Free cash flow of $3.27 billion annually translates to a 4.1% FCF yield, reasonable for a company in transition but well below Lululemon's 5.7% implied yield. The key valuation question is whether Nike can return to double-digit EBIT margins, a level it has historically maintained. If the sport offense drives margin recovery to 12-14% by FY27, the current valuation would appear attractive; if margins remain compressed in the 8-9% range due to tariffs and China drag, the stock could face further multiple contraction.
Conclusion
Nike's investment case hinges on a two-speed recovery where North America's margin repair and wholesale momentum are offset by China's structural deterioration and a $1.5 billion tariff headwind. The "Win Now" actions and sport offense realignment are demonstrating early success in the company's largest market, with gross margin resilience proving that brand premium can be rebuilt through fewer promotions and cleaner inventory. However, China's 49% EBIT collapse and persistent promotional dynamics create a profit vacuum that will weigh on results through at least fiscal 2026.

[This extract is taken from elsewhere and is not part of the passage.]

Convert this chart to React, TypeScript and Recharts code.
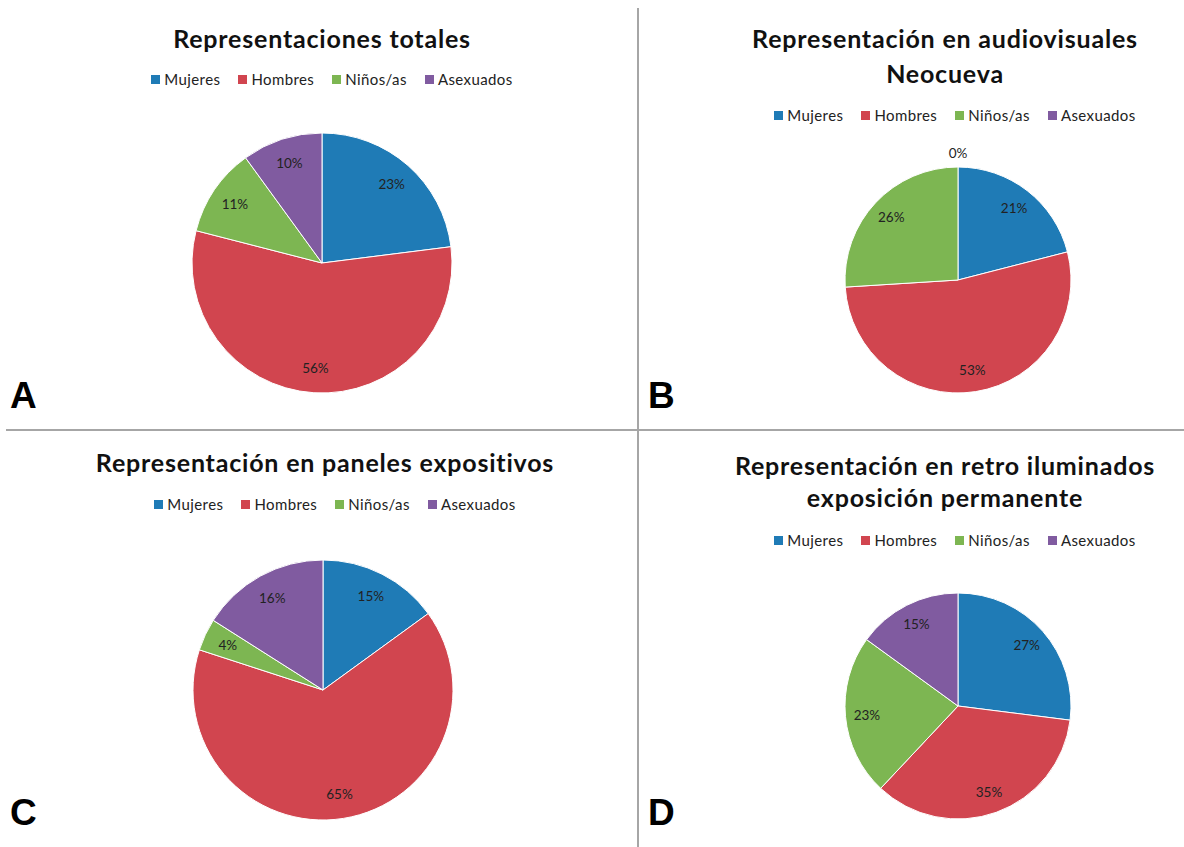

The stock's 31x multiple reflects justified skepticism about the pace of turnaround, but the 3% dividend yield and fortress balance sheet provide a floor while management executes. The critical variables are tariff mitigation effectiveness and China's stabilization timeline. If Nike can reduce the net tariff impact to 120 basis points as planned and achieve modest China improvement by mid-FY26, margin expansion could accelerate, validating the sport offense strategy. If either headwind intensifies, the path to double-digit EBIT margins extends further, pressuring the stock. For now, Nike remains a show-me story where progress is real but non-linear, requiring patience as the Swoosh rediscovers its performance roots.